#### Exercise:
Retype the whole listing, please, keeping every line exact and dropping the pictures.

#### Data extract:
++++

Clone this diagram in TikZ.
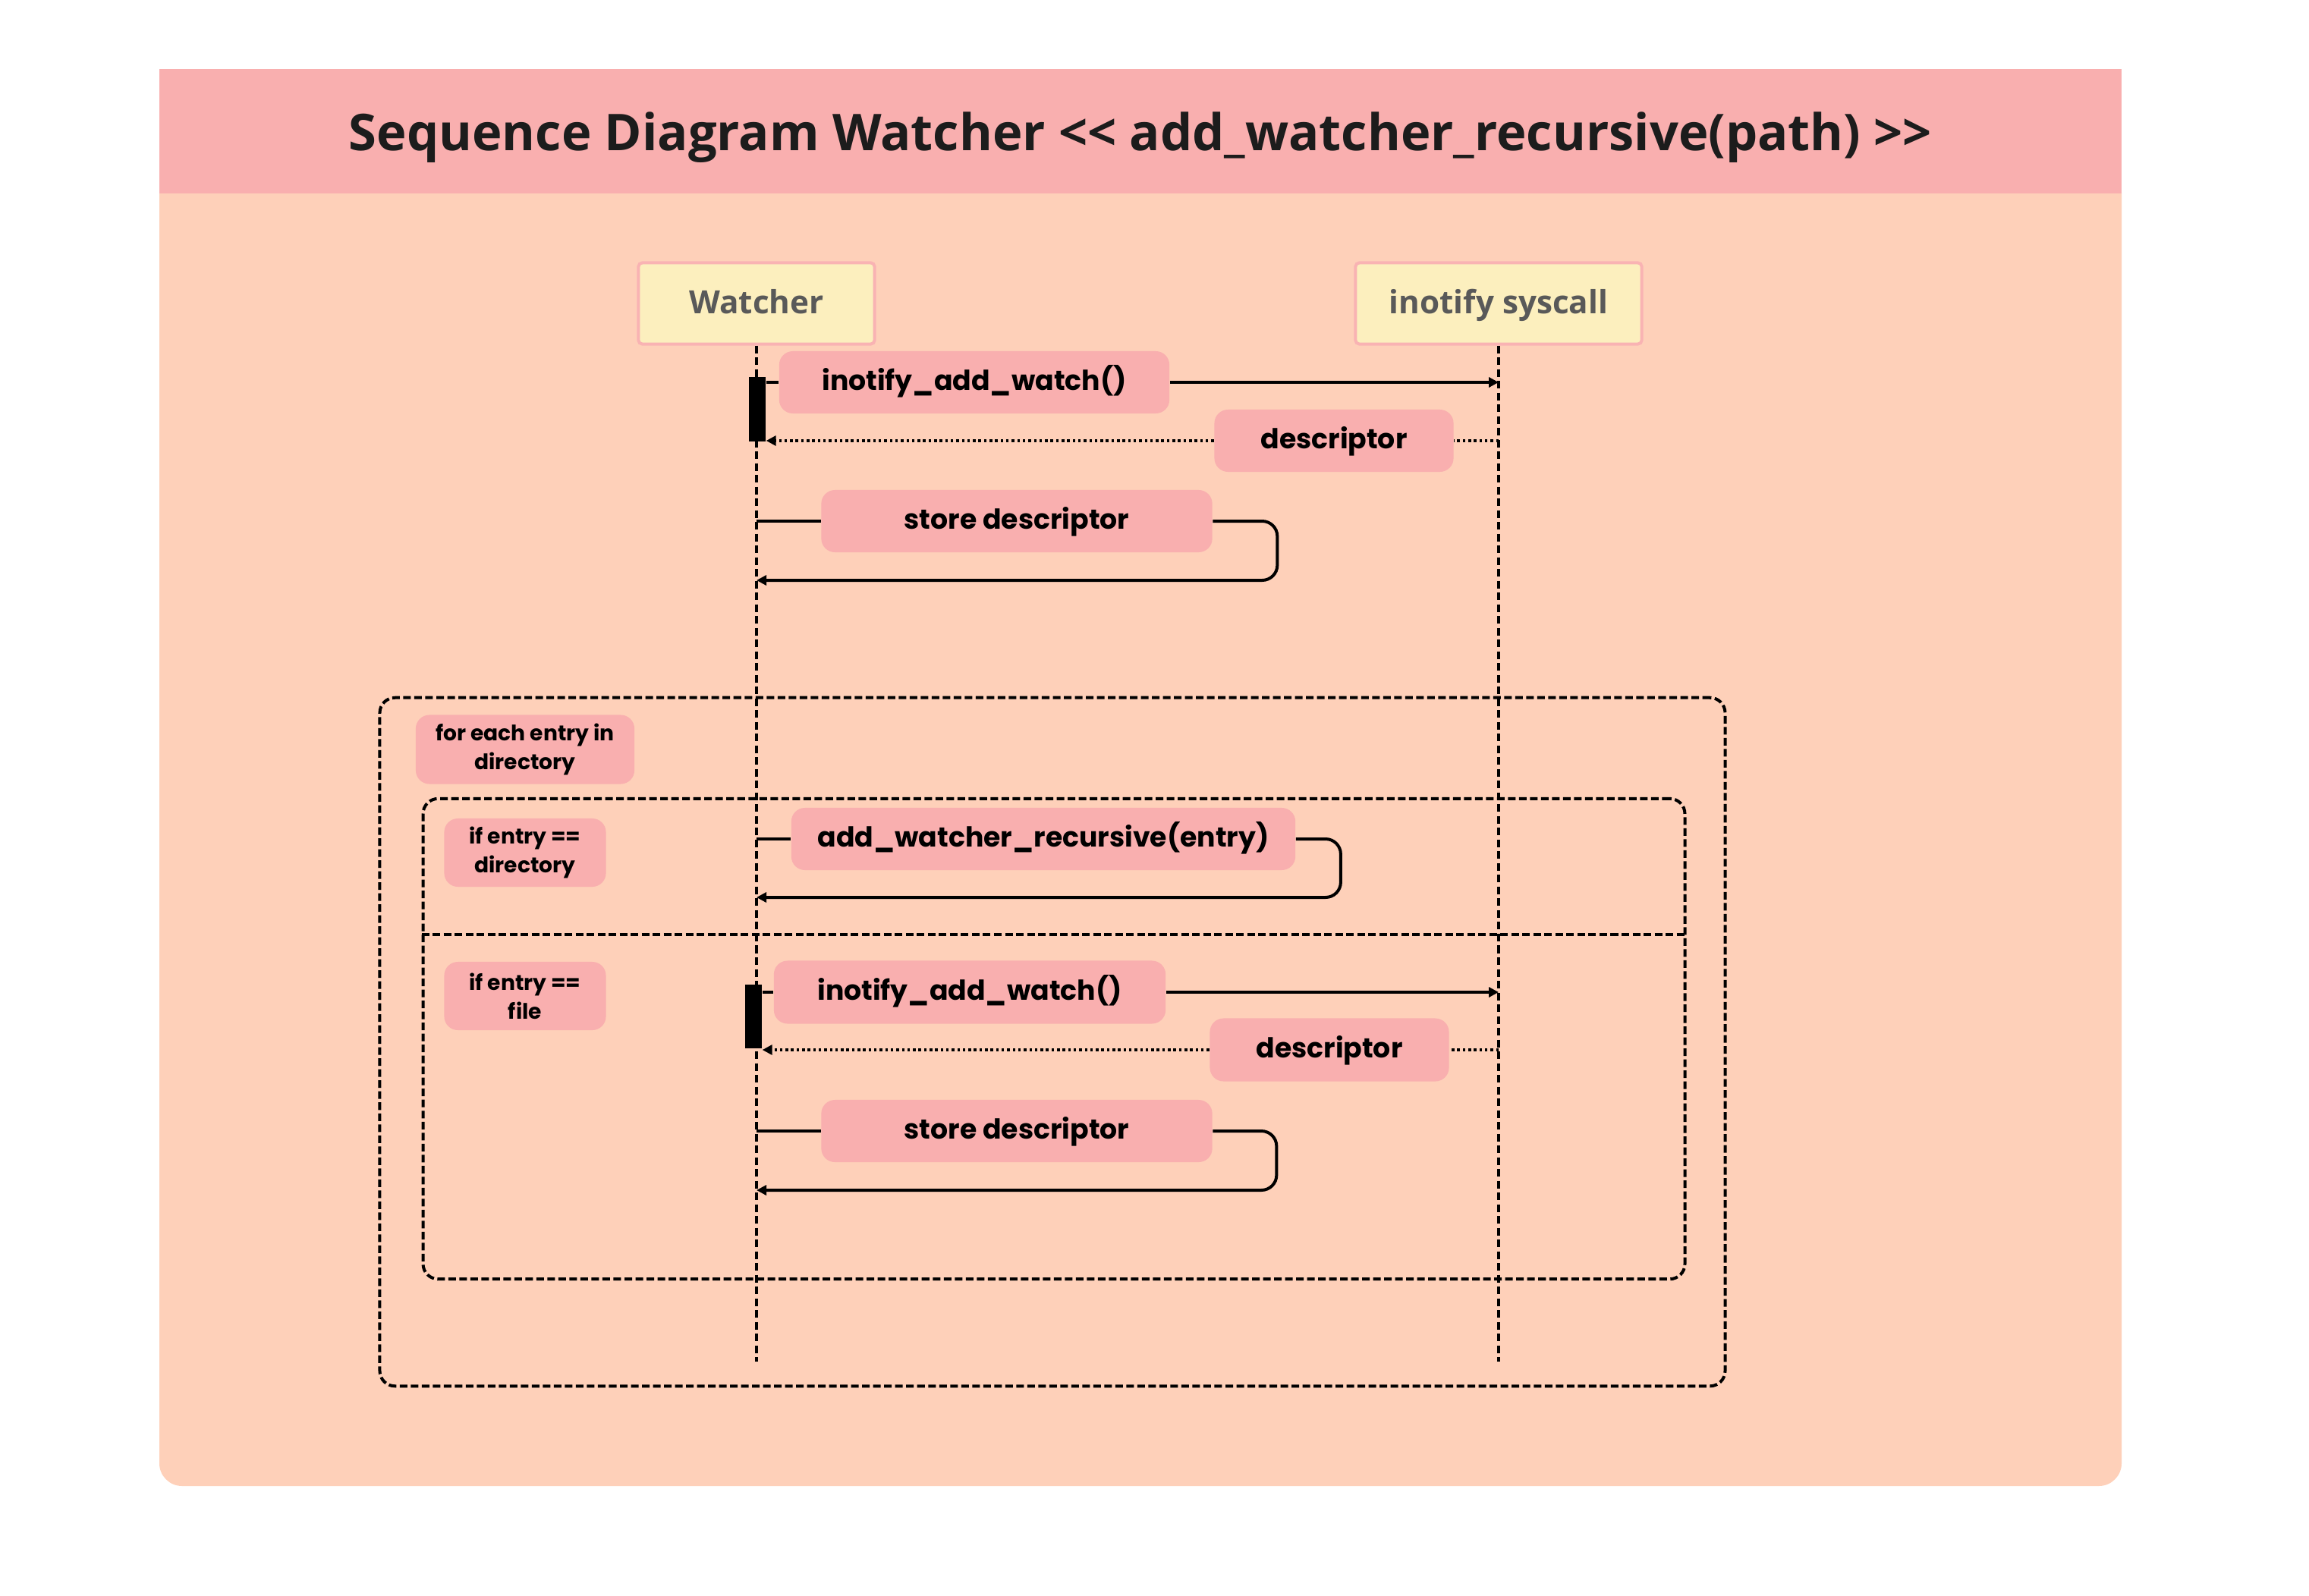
\documentclass[tikz,border=0pt]{standalone}
\usepackage{fontspec}
\setmainfont{Open Sans}
\newfontfamily\lblfont{Poppins}
\usetikzlibrary{arrows.meta,calc,positioning}
\definecolor{bandpink}{HTML}{F9AFAF}
\definecolor{bodypeach}{HTML}{FED0B9}
\definecolor{headfill}{HTML}{FCEFBE}
\definecolor{headedge}{HTML}{F9B3B3}
\definecolor{headtext}{HTML}{595959}
\definecolor{titletext}{HTML}{1C1C1C}
\tikzset{
    lifehead/.style = {
        draw = headedge,
        line width = 0.04cm,
        fill = headfill,
        rounded corners = 0.05cm,
        minimum height = 1.07cm,
        text = headtext,
        text height = 0.76em,
        text depth = 0pt,
        font = \bfseries\fontsize{12}{14}\selectfont,
        },
    lifeline/.style = {
        line width = 0.04cm,
        dash pattern = on 0.10cm off 0.055cm,
        },
    actbar/.style = {
        fill = black,
        inner sep = 0pt,
        minimum width = 0.22cm,
        },
    msg/.style = {
        fill = bandpink,
        rounded corners = 0.18cm,
        minimum height = 0.82cm,
        inner sep = 0pt,
        text height = 0.8em,
        text depth = 0.2em,
        font = \lblfont\bfseries\fontsize{10.3}{12}\selectfont,
        },
    guard/.style = {
        msg,
        align = center,
        text height = ,
        text depth = ,
        minimum height = 0.9cm,
        font = \lblfont\bfseries\fontsize{8}{10.8}\selectfont,
        },
    call/.style = {
        line width = 0.04cm,
        },
    reply/.style = {
        line width = 0.035cm,
        dash pattern = on 0.035cm off 0.038cm,
        },
    fragment/.style = {
        draw,
        line width = 0.04cm,
        dash pattern = on 0.10cm off 0.045cm,
        rounded corners = 0.2cm,
        inner sep = 0pt,
        },
}

\begin{document}
\begin{tikzpicture}[
            x = 0.01cm, y = -0.01cm,
            tip/.style = {-{Triangle[length=0.13cm, width=0.13cm]}},
            ]
            \useasboundingbox (0,0) rectangle (3043,2103);
            \fill[white] (0,0) rectangle (3043,2103);

            % panel
            \fill[bodypeach, rounded corners=0.3cm] (210,225) rectangle (2796,1959);
            \fill[bandpink] (210,91) rectangle (2796,255);
            \node[text=titletext, font=\bfseries\fontsize{19}{22}\selectfont] (title) at (1503,181)
                {Sequence Diagram Watcher <\kern0pt< add\_watcher\_recursive(path) >\kern0pt>};

            % fragments
            \node[fragment, minimum width=17.72cm, minimum height=9.07cm] (loopframe) at (1387,1373.5) {};
            \node[fragment, minimum width=16.62cm, minimum height=6.33cm] (altframe) at (1389,1369.5) {};
            \draw[fragment] (altframe.west |- 0,1232) -- (altframe.east |- 0,1232);
            \node[guard, minimum width=2.88cm, minimum height=0.91cm] (loopguard) at (692,988) {for each entry in\\directory};
            \node[guard, minimum width=2.13cm] (ifdir) at (692,1124) {if entry ==\\directory};
            \node[guard, minimum width=2.13cm] (iffile) at (692,1313) {if entry ==\\file};

            % lifelines
            \node[lifehead, minimum width=3.11cm] (watcher) at (997,400) {Watcher};
            \node[lifehead, minimum width=3.77cm] (syscall) at (1975,400) {inotify syscall};
            \coordinate (watcherEnd) at (watcher |- 0,1795);
            \coordinate (syscallEnd) at (syscall |- 0,1795);
            \draw[lifeline] (watcher) -- (watcherEnd);
            \draw[lifeline] (syscall) -- (syscallEnd);

            % first watch
            \node[actbar, minimum height=0.85cm] (bar1) at (998,539.5) {};
            \node[msg, minimum width=5.14cm] (call1) at (1284,504) {inotify\_add\_watch()};
            \draw[call] (bar1.east |- call1) -- (call1.west);
            \draw[call, tip] (call1.east) -- (call1 -| syscall);
            \node[msg, minimum width=3.15cm] (ret1) at (1758,581) {descriptor};
            \draw[reply] (ret1 -| syscall) -- (ret1.east);
            \draw[reply, tip] (ret1.west) -- (bar1.east |- ret1);
            \node[msg, minimum width=5.15cm] (store1) at (1340,687) {store descriptor};
            \draw[call] (watcher |- store1) -- (store1.west);
            \draw[call, tip, rounded corners=0.2cm] (store1.east) -- ++(85,0) -- ++(0,78)
                -- ($(watcher |- store1)+(0,78)$);

            % recursion
            \node[msg, minimum width=6.64cm] (recur) at (1375,1106) {add\_watcher\_recursive(entry)};
            \draw[call] (watcher |- recur) -- (recur.west);
            \draw[call, tip, rounded corners=0.2cm] (recur.east) -- ++(59,0) -- ++(0,77)
                -- ($(watcher |- recur)+(0,77)$);

            % file watch
            \node[actbar, minimum height=0.84cm] (bar2) at (993,1340) {};
            \node[msg, minimum width=5.16cm, minimum height=0.83cm] (call2) at (1278,1308) {inotify\_add\_watch()};
            \draw[call] (bar2.east |- call2) -- (call2.west);
            \draw[call, tip] (call2.east) -- (call2 -| syscall);
            \node[msg, minimum width=3.15cm, minimum height=0.83cm] (ret2) at (1752,1384) {descriptor};
            \draw[reply] (ret2 -| syscall) -- (ret2.east);
            \draw[reply, tip] (ret2.west) -- (bar2.east |- ret2);
            \node[msg, minimum width=5.15cm] (store2) at (1340,1491) {store descriptor};
            \draw[call] (watcher |- store2) -- (store2.west);
            \draw[call, tip, rounded corners=0.2cm] (store2.east) -- ++(84,0) -- ++(0,78)
                -- ($(watcher |- store2)+(0,78)$);
\end{tikzpicture}
\end{document}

++++

#### Solution for this exercise:
Clone this diagram in TikZ.
\documentclass[tikz,border=0pt]{standalone}
\usepackage{fontspec}
\setmainfont{Open Sans}
\newfontfamily\lblfont{Poppins}
\usetikzlibrary{arrows.meta,calc,positioning}
\definecolor{bandpink}{HTML}{F9AFAF}
\definecolor{bodypeach}{HTML}{FED0B9}
\definecolor{headfill}{HTML}{FCEFBE}
\definecolor{headedge}{HTML}{F9B3B3}
\definecolor{headtext}{HTML}{595959}
\definecolor{titletext}{HTML}{1C1C1C}
\tikzset{
    lifehead/.style = {
        draw = headedge,
        line width = 0.04cm,
        fill = headfill,
        rounded corners = 0.05cm,
        minimum height = 1.07cm,
        text = headtext,
        text height = 0.76em,
        text depth = 0pt,
        font = \bfseries\fontsize{12}{14}\selectfont,
        },
    lifeline/.style = {
        line width = 0.04cm,
        dash pattern = on 0.10cm off 0.055cm,
        },
    actbar/.style = {
        fill = black,
        inner sep = 0pt,
        minimum width = 0.22cm,
        },
    msg/.style = {
        fill = bandpink,
        rounded corners = 0.18cm,
        minimum height = 0.82cm,
        inner sep = 0pt,
        text height = 0.8em,
        text depth = 0.2em,
        font = \lblfont\bfseries\fontsize{10.3}{12}\selectfont,
        },
    guard/.style = {
        msg,
        align = center,
        text height = ,
        text depth = ,
        minimum height = 0.9cm,
        font = \lblfont\bfseries\fontsize{8}{10.8}\selectfont,
        },
    call/.style = {
        line width = 0.04cm,
        },
    reply/.style = {
        line width = 0.035cm,
        dash pattern = on 0.035cm off 0.038cm,
        },
    fragment/.style = {
        draw,
        line width = 0.04cm,
        dash pattern = on 0.10cm off 0.045cm,
        rounded corners = 0.2cm,
        inner sep = 0pt,
        },
}

\begin{document}
\begin{tikzpicture}[
            x = 0.01cm, y = -0.01cm,
            tip/.style = {-{Triangle[length=0.13cm, width=0.13cm]}},
            ]
            \useasboundingbox (0,0) rectangle (3043,2103);
            \fill[white] (0,0) rectangle (3043,2103);

            % panel
            \fill[bodypeach, rounded corners=0.3cm] (210,225) rectangle (2796,1959);
            \fill[bandpink] (210,91) rectangle (2796,255);
            \node[text=titletext, font=\bfseries\fontsize{19}{22}\selectfont] (title) at (1503,181)
                {Sequence Diagram Watcher <\kern0pt< add\_watcher\_recursive(path) >\kern0pt>};

            % fragments
            \node[fragment, minimum width=17.72cm, minimum height=9.07cm] (loopframe) at (1387,1373.5) {};
            \node[fragment, minimum width=16.62cm, minimum height=6.33cm] (altframe) at (1389,1369.5) {};
            \draw[fragment] (altframe.west |- 0,1232) -- (altframe.east |- 0,1232);
            \node[guard, minimum width=2.88cm, minimum height=0.91cm] (loopguard) at (692,988) {for each entry in\\directory};
            \node[guard, minimum width=2.13cm] (ifdir) at (692,1124) {if entry ==\\directory};
            \node[guard, minimum width=2.13cm] (iffile) at (692,1313) {if entry ==\\file};

            % lifelines
            \node[lifehead, minimum width=3.11cm] (watcher) at (997,400) {Watcher};
            \node[lifehead, minimum width=3.77cm] (syscall) at (1975,400) {inotify syscall};
            \coordinate (watcherEnd) at (watcher |- 0,1795);
            \coordinate (syscallEnd) at (syscall |- 0,1795);
            \draw[lifeline] (watcher) -- (watcherEnd);
            \draw[lifeline] (syscall) -- (syscallEnd);

            % first watch
            \node[actbar, minimum height=0.85cm] (bar1) at (998,539.5) {};
            \node[msg, minimum width=5.14cm] (call1) at (1284,504) {inotify\_add\_watch()};
            \draw[call] (bar1.east |- call1) -- (call1.west);
            \draw[call, tip] (call1.east) -- (call1 -| syscall);
            \node[msg, minimum width=3.15cm] (ret1) at (1758,581) {descriptor};
            \draw[reply] (ret1 -| syscall) -- (ret1.east);
            \draw[reply, tip] (ret1.west) -- (bar1.east |- ret1);
            \node[msg, minimum width=5.15cm] (store1) at (1340,687) {store descriptor};
            \draw[call] (watcher |- store1) -- (store1.west);
            \draw[call, tip, rounded corners=0.2cm] (store1.east) -- ++(85,0) -- ++(0,78)
                -- ($(watcher |- store1)+(0,78)$);

            % recursion
            \node[msg, minimum width=6.64cm] (recur) at (1375,1106) {add\_watcher\_recursive(entry)};
            \draw[call] (watcher |- recur) -- (recur.west);
            \draw[call, tip, rounded corners=0.2cm] (recur.east) -- ++(59,0) -- ++(0,77)
                -- ($(watcher |- recur)+(0,77)$);

            % file watch
            \node[actbar, minimum height=0.84cm] (bar2) at (993,1340) {};
            \node[msg, minimum width=5.16cm, minimum height=0.83cm] (call2) at (1278,1308) {inotify\_add\_watch()};
            \draw[call] (bar2.east |- call2) -- (call2.west);
            \draw[call, tip] (call2.east) -- (call2 -| syscall);
            \node[msg, minimum width=3.15cm, minimum height=0.83cm] (ret2) at (1752,1384) {descriptor};
            \draw[reply] (ret2 -| syscall) -- (ret2.east);
            \draw[reply, tip] (ret2.west) -- (bar2.east |- ret2);
            \node[msg, minimum width=5.15cm] (store2) at (1340,1491) {store descriptor};
            \draw[call] (watcher |- store2) -- (store2.west);
            \draw[call, tip, rounded corners=0.2cm] (store2.east) -- ++(84,0) -- ++(0,78)
                -- ($(watcher |- store2)+(0,78)$);
\end{tikzpicture}
\end{document}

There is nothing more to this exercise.